The records below must be output exactly, without pictures.

Input records.
** Start **

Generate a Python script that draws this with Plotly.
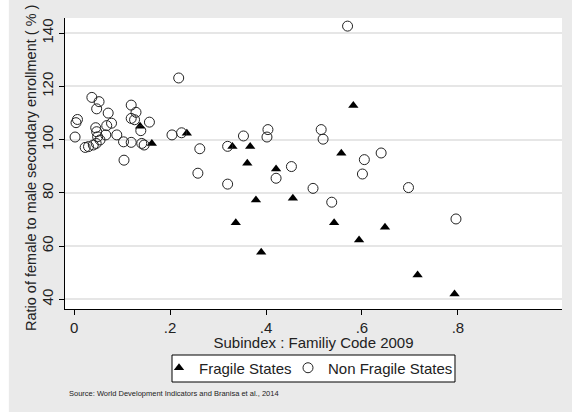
import plotly.graph_objects as go

# Fragile states: subindex (family code 2009) vs female/male secondary enrollment ratio
fragile_x = [0.1375, 0.162, 0.235, 0.330, 0.367, 0.361, 0.421, 0.582, 0.557,
             0.379, 0.456, 0.337, 0.390, 0.542, 0.594, 0.648, 0.716, 0.793]
fragile_y = [105.1, 98.6, 102.4, 97.4, 97.4, 91.1, 89.0, 112.9, 94.9,
             77.3, 78.0, 68.8, 57.7, 68.8, 62.3, 67.1, 49.1, 42.0]

# Non fragile states
nonfragile_x = [0.002, 0.004, 0.007, 0.023, 0.030, 0.037, 0.040, 0.045, 0.046, 0.047,
                0.047, 0.049, 0.052, 0.054, 0.066, 0.068, 0.071, 0.078, 0.089, 0.103,
                0.104, 0.119, 0.119, 0.119, 0.126, 0.129, 0.139, 0.141, 0.146, 0.157,
                0.204, 0.218, 0.224, 0.262, 0.258, 0.320, 0.320, 0.353, 0.404, 0.402,
                0.421, 0.453, 0.498, 0.515, 0.519, 0.537, 0.570, 0.605, 0.601, 0.640,
                0.697, 0.796]
nonfragile_y = [101.0, 106.4, 107.6, 97.1, 97.4, 115.9, 98.0, 104.5, 98.6, 111.6,
                103.0, 101.1, 114.3, 99.9, 101.8, 105.3, 110.0, 106.2, 101.8, 99.2,
                92.3, 113.0, 108.0, 99.0, 107.5, 110.3, 103.4, 98.6, 98.0, 106.6,
                101.8, 123.2, 102.6, 96.6, 87.4, 97.5, 83.3, 101.4, 103.8, 101.0,
                85.5, 89.9, 81.7, 103.8, 100.2, 76.5, 142.7, 92.5, 87.1, 95.0,
                82.0, 70.2]

x_ticks = [0, 0.2, 0.4, 0.6, 0.8]
x_ticklabels = ["0", ".2", ".4", ".6", ".8"]
y_ticks = [40, 60, 80, 100, 120, 140]

FONT = "Arial, Liberation Sans, sans-serif"
BG = "#eaeaea"
TXT = "#222222"

fig = go.Figure()
fig.add_trace(go.Scatter(
   x=fragile_x, y=fragile_y, mode="markers", name="Fragile States", legend="legend",
   marker=dict(symbol="triangle-up", size=9, color="black", line=dict(width=0))
))
fig.add_trace(go.Scatter(
   x=nonfragile_x, y=nonfragile_y, mode="markers", name="Non Fragile States", legend="legend2",
   marker=dict(symbol="circle-open", size=10, color=TXT, line=dict(width=1))
))

fig.update_xaxes(
   range=[-0.019, 1.017], tickvals=x_ticks, ticktext=x_ticklabels, automargin=False,
   showgrid=False, zeroline=False, showline=True, linecolor="black", linewidth=1,
   ticks="outside", ticklen=5, tickcolor="black",
   tickfont=dict(size=15, color=TXT),
   title=dict(text="Subindex : Familiy Code 2009", font=dict(size=15, color=TXT), standoff=0)
)
fig.update_yaxes(
   range=[36.35, 145.75], tickvals=y_ticks, tickangle=-90, automargin=False,
   showgrid=True, gridcolor="#e6e6e6", gridwidth=1.5, zeroline=False,
   showline=True, linecolor="black", linewidth=1,
   ticks="outside", ticklen=5, tickcolor="black",
   tickfont=dict(size=15, color=TXT)
)

legend_style = dict(
   orientation="h", xref="container", yref="container", y=0.1068,
   xanchor="left", yanchor="middle", bgcolor="rgba(0,0,0,0)", borderwidth=0,
   font=dict(size=15, color=TXT), itemwidth=30
)

fig.update_layout(
   width=572,
   height=412,
   margin=dict(l=65, r=10, t=18, b=103),
   paper_bgcolor=BG,
   plot_bgcolor="white",
   font=dict(family=FONT, color=TXT),
   showlegend=True,
   legend=dict(x=0.278, **legend_style),
   legend2=dict(x=0.5035, **legend_style),
   annotations=[
      # y axis title (as annotation so it can sit a bit low like the original)
      dict(text="Ratio of female to male secondary enrollment ( % )",
           xref="paper", yref="paper", x=-0.0684, y=0.4845, textangle=-90,
           xanchor="center", yanchor="middle", showarrow=False,
           font=dict(size=14.5, color=TXT)),
      dict(text="Source: World Development Indicators and Branisa et al., 2014",
           xref="paper", yref="paper", x=0.004, y=-0.2887, xanchor="left", yanchor="middle",
           showarrow=False, font=dict(size=7.5, color=TXT)),
   ],
   shapes=[
      # white strip at the left edge of the picture
      dict(type="rect", xref="paper", yref="paper", x0=-0.14, x1=-0.113, y0=-0.4, y1=1.1,
           fillcolor="white", line=dict(width=0), layer="below"),
      # legend frame
      dict(type="rect", xref="paper", yref="paper", x0=0.2153, x1=0.7847, y0=-0.2509, y1=-0.1581,
           fillcolor="white", line=dict(width=1, color="black"), layer="below"),
   ]
)

fig.write_html("out.html", config={"displayModeBar": False},
               post_script="document.body.style.margin='0';")
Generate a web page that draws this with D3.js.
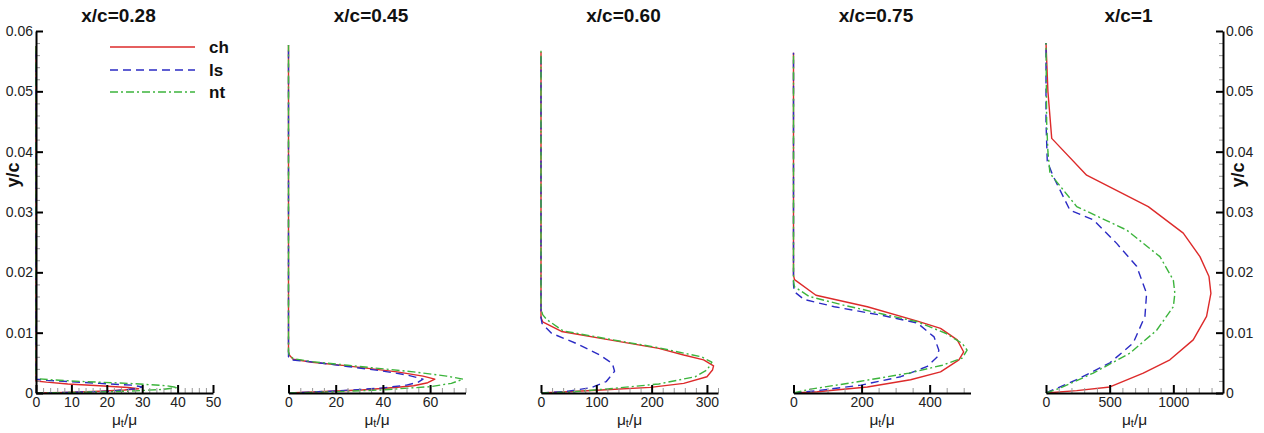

** End **

Response.
Generate a Python script that draws this with Plotly.
import plotly.graph_objects as go

# Fragile states: subindex (family code 2009) vs female/male secondary enrollment ratio
fragile_x = [0.1375, 0.162, 0.235, 0.330, 0.367, 0.361, 0.421, 0.582, 0.557,
             0.379, 0.456, 0.337, 0.390, 0.542, 0.594, 0.648, 0.716, 0.793]
fragile_y = [105.1, 98.6, 102.4, 97.4, 97.4, 91.1, 89.0, 112.9, 94.9,
             77.3, 78.0, 68.8, 57.7, 68.8, 62.3, 67.1, 49.1, 42.0]

# Non fragile states
nonfragile_x = [0.002, 0.004, 0.007, 0.023, 0.030, 0.037, 0.040, 0.045, 0.046, 0.047,
                0.047, 0.049, 0.052, 0.054, 0.066, 0.068, 0.071, 0.078, 0.089, 0.103,
                0.104, 0.119, 0.119, 0.119, 0.126, 0.129, 0.139, 0.141, 0.146, 0.157,
                0.204, 0.218, 0.224, 0.262, 0.258, 0.320, 0.320, 0.353, 0.404, 0.402,
                0.421, 0.453, 0.498, 0.515, 0.519, 0.537, 0.570, 0.605, 0.601, 0.640,
                0.697, 0.796]
nonfragile_y = [101.0, 106.4, 107.6, 97.1, 97.4, 115.9, 98.0, 104.5, 98.6, 111.6,
                103.0, 101.1, 114.3, 99.9, 101.8, 105.3, 110.0, 106.2, 101.8, 99.2,
                92.3, 113.0, 108.0, 99.0, 107.5, 110.3, 103.4, 98.6, 98.0, 106.6,
                101.8, 123.2, 102.6, 96.6, 87.4, 97.5, 83.3, 101.4, 103.8, 101.0,
                85.5, 89.9, 81.7, 103.8, 100.2, 76.5, 142.7, 92.5, 87.1, 95.0,
                82.0, 70.2]

x_ticks = [0, 0.2, 0.4, 0.6, 0.8]
x_ticklabels = ["0", ".2", ".4", ".6", ".8"]
y_ticks = [40, 60, 80, 100, 120, 140]

FONT = "Arial, Liberation Sans, sans-serif"
BG = "#eaeaea"
TXT = "#222222"

fig = go.Figure()
fig.add_trace(go.Scatter(
   x=fragile_x, y=fragile_y, mode="markers", name="Fragile States", legend="legend",
   marker=dict(symbol="triangle-up", size=9, color="black", line=dict(width=0))
))
fig.add_trace(go.Scatter(
   x=nonfragile_x, y=nonfragile_y, mode="markers", name="Non Fragile States", legend="legend2",
   marker=dict(symbol="circle-open", size=10, color=TXT, line=dict(width=1))
))

fig.update_xaxes(
   range=[-0.019, 1.017], tickvals=x_ticks, ticktext=x_ticklabels, automargin=False,
   showgrid=False, zeroline=False, showline=True, linecolor="black", linewidth=1,
   ticks="outside", ticklen=5, tickcolor="black",
   tickfont=dict(size=15, color=TXT),
   title=dict(text="Subindex : Familiy Code 2009", font=dict(size=15, color=TXT), standoff=0)
)
fig.update_yaxes(
   range=[36.35, 145.75], tickvals=y_ticks, tickangle=-90, automargin=False,
   showgrid=True, gridcolor="#e6e6e6", gridwidth=1.5, zeroline=False,
   showline=True, linecolor="black", linewidth=1,
   ticks="outside", ticklen=5, tickcolor="black",
   tickfont=dict(size=15, color=TXT)
)

legend_style = dict(
   orientation="h", xref="container", yref="container", y=0.1068,
   xanchor="left", yanchor="middle", bgcolor="rgba(0,0,0,0)", borderwidth=0,
   font=dict(size=15, color=TXT), itemwidth=30
)

fig.update_layout(
   width=572,
   height=412,
   margin=dict(l=65, r=10, t=18, b=103),
   paper_bgcolor=BG,
   plot_bgcolor="white",
   font=dict(family=FONT, color=TXT),
   showlegend=True,
   legend=dict(x=0.278, **legend_style),
   legend2=dict(x=0.5035, **legend_style),
   annotations=[
      # y axis title (as annotation so it can sit a bit low like the original)
      dict(text="Ratio of female to male secondary enrollment ( % )",
           xref="paper", yref="paper", x=-0.0684, y=0.4845, textangle=-90,
           xanchor="center", yanchor="middle", showarrow=False,
           font=dict(size=14.5, color=TXT)),
      dict(text="Source: World Development Indicators and Branisa et al., 2014",
           xref="paper", yref="paper", x=0.004, y=-0.2887, xanchor="left", yanchor="middle",
           showarrow=False, font=dict(size=7.5, color=TXT)),
   ],
   shapes=[
      # white strip at the left edge of the picture
      dict(type="rect", xref="paper", yref="paper", x0=-0.14, x1=-0.113, y0=-0.4, y1=1.1,
           fillcolor="white", line=dict(width=0), layer="below"),
      # legend frame
      dict(type="rect", xref="paper", yref="paper", x0=0.2153, x1=0.7847, y0=-0.2509, y1=-0.1581,
           fillcolor="white", line=dict(width=1, color="black"), layer="below"),
   ]
)

fig.write_html("out.html", config={"displayModeBar": False},
               post_script="document.body.style.margin='0';")
Generate a web page that draws this with D3.js.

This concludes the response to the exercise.